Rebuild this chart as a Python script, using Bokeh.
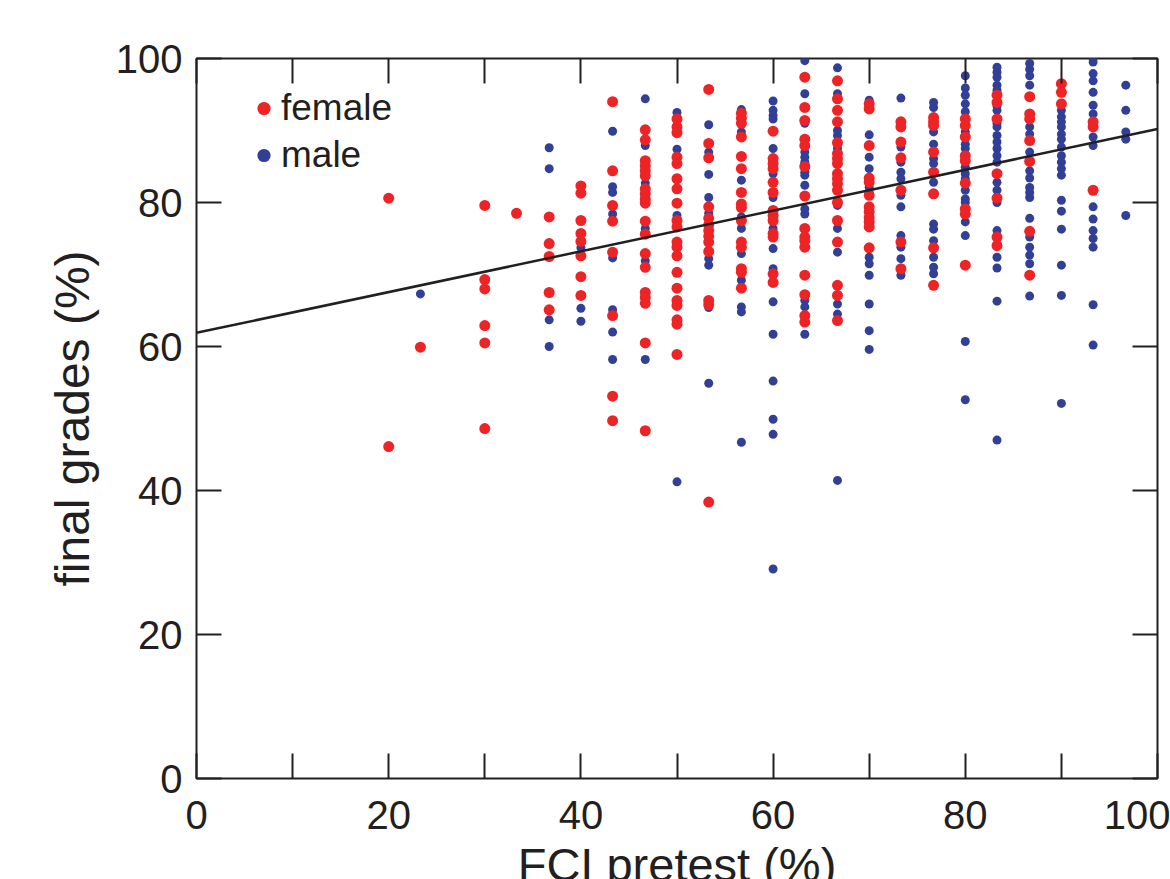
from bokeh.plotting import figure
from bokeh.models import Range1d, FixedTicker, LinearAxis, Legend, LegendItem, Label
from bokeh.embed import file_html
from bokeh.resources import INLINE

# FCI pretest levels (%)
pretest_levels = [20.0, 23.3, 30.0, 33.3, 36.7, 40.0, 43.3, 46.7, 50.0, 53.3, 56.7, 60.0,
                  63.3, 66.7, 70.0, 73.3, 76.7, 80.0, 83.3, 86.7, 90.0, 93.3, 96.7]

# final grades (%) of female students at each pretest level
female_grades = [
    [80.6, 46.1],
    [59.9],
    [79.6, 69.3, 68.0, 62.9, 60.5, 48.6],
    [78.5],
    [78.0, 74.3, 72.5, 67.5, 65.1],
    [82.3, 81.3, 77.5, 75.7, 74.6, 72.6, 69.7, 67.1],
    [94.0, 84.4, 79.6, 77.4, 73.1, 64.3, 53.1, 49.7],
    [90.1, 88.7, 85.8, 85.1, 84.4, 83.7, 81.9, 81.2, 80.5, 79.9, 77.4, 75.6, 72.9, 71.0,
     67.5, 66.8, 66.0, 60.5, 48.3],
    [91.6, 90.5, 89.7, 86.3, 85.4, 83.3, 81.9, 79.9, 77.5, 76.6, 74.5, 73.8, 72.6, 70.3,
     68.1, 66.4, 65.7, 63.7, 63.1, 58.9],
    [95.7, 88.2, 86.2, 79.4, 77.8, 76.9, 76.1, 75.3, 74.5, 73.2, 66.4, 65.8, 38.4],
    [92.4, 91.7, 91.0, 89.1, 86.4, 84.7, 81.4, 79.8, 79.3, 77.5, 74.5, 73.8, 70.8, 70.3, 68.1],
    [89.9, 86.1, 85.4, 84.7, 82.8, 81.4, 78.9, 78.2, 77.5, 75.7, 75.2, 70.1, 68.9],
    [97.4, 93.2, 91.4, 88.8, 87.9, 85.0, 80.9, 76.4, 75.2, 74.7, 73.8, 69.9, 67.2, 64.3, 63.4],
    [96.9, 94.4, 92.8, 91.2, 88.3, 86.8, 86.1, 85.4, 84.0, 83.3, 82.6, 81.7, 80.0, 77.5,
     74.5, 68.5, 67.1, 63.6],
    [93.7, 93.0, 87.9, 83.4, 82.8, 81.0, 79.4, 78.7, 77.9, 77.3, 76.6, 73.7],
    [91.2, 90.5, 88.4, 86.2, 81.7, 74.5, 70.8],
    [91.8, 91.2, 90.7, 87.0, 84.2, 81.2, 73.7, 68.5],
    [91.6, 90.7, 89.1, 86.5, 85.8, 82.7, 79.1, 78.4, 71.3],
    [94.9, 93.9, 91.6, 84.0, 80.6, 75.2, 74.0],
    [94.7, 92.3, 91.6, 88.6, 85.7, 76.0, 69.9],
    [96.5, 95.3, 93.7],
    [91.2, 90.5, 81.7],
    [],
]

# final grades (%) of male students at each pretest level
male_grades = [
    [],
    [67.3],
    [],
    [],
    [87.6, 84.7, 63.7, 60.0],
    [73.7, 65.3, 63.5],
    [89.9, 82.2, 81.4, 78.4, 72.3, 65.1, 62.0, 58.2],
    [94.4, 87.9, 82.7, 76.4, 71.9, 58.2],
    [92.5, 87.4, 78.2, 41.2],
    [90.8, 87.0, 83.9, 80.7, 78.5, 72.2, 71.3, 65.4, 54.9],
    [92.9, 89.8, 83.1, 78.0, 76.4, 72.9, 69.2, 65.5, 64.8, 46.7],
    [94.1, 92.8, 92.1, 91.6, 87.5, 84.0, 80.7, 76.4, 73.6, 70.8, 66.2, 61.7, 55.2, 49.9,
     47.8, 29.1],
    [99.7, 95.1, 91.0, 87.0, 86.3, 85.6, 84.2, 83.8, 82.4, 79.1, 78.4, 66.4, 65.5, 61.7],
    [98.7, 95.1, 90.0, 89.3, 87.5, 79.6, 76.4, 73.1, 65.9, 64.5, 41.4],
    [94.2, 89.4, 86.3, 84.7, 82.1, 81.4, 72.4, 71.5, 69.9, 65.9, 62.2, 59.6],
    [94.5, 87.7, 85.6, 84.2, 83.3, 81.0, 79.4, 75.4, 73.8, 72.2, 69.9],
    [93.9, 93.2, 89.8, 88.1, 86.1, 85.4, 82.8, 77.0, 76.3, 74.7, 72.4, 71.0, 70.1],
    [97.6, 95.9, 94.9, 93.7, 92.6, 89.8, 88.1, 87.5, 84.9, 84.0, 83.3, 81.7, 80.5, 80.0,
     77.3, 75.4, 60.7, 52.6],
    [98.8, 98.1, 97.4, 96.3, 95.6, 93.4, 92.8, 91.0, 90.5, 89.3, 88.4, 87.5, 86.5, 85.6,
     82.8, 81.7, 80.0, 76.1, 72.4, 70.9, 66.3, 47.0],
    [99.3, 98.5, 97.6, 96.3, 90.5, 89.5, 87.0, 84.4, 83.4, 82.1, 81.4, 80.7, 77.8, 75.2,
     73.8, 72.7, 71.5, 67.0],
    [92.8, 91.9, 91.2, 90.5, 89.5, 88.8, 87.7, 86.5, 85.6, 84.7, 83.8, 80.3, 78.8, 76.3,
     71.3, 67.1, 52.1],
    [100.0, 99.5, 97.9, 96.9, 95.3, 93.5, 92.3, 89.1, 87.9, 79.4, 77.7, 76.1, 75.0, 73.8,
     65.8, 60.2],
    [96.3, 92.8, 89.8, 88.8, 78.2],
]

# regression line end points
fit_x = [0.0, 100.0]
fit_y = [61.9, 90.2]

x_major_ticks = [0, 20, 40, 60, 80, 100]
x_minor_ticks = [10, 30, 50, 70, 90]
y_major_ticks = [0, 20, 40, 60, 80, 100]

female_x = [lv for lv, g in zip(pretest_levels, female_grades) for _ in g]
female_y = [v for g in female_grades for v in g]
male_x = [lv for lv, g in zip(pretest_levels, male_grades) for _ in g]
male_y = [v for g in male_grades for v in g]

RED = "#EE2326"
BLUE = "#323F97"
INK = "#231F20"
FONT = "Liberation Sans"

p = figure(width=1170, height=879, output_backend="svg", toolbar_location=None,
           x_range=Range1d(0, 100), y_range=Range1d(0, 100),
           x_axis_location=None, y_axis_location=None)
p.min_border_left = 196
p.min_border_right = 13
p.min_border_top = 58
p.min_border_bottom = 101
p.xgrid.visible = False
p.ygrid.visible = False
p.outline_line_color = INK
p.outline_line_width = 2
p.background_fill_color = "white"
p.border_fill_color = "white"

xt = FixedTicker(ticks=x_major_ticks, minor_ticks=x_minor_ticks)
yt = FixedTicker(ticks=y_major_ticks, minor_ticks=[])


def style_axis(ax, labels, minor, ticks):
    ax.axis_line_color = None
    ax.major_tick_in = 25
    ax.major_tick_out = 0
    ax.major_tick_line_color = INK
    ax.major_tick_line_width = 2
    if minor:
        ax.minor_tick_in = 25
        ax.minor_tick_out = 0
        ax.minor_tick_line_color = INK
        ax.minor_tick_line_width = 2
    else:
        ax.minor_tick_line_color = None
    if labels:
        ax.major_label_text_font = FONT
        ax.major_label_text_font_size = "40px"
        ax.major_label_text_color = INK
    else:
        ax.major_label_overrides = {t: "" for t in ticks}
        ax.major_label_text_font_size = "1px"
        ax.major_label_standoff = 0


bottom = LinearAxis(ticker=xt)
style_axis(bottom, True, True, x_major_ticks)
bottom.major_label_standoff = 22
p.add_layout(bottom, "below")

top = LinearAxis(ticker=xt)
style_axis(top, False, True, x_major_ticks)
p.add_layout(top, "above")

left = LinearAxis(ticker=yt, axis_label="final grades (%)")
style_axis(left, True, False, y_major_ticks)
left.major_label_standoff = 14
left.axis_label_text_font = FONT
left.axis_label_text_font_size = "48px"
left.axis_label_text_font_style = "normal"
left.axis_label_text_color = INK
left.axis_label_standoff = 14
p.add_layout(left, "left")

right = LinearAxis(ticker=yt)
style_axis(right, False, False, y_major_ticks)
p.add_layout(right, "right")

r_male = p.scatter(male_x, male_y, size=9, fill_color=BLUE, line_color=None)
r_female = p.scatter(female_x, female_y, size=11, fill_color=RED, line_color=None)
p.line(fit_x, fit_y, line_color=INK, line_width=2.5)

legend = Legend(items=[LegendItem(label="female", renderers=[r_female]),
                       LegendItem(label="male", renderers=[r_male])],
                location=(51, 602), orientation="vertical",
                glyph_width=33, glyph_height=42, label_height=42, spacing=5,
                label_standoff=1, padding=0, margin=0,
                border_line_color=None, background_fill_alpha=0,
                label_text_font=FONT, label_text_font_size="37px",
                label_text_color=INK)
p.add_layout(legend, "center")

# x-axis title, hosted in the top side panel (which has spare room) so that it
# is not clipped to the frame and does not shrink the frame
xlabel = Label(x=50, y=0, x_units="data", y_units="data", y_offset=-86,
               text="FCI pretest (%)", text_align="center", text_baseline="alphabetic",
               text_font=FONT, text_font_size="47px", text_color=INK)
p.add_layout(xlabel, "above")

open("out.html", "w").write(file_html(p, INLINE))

····················

-- WRITTEN TASK --
Repeat only the lines from the beginning of the material through the line containing "90.0, 93.3, 96.7]", both ends kept, leaving pictures out.

-- SOLUTION --
Rebuild this chart as a Python script, using Bokeh.
from bokeh.plotting import figure
from bokeh.models import Range1d, FixedTicker, LinearAxis, Legend, LegendItem, Label
from bokeh.embed import file_html
from bokeh.resources import INLINE

# FCI pretest levels (%)
pretest_levels = [20.0, 23.3, 30.0, 33.3, 36.7, 40.0, 43.3, 46.7, 50.0, 53.3, 56.7, 60.0,
                  63.3, 66.7, 70.0, 73.3, 76.7, 80.0, 83.3, 86.7, 90.0, 93.3, 96.7]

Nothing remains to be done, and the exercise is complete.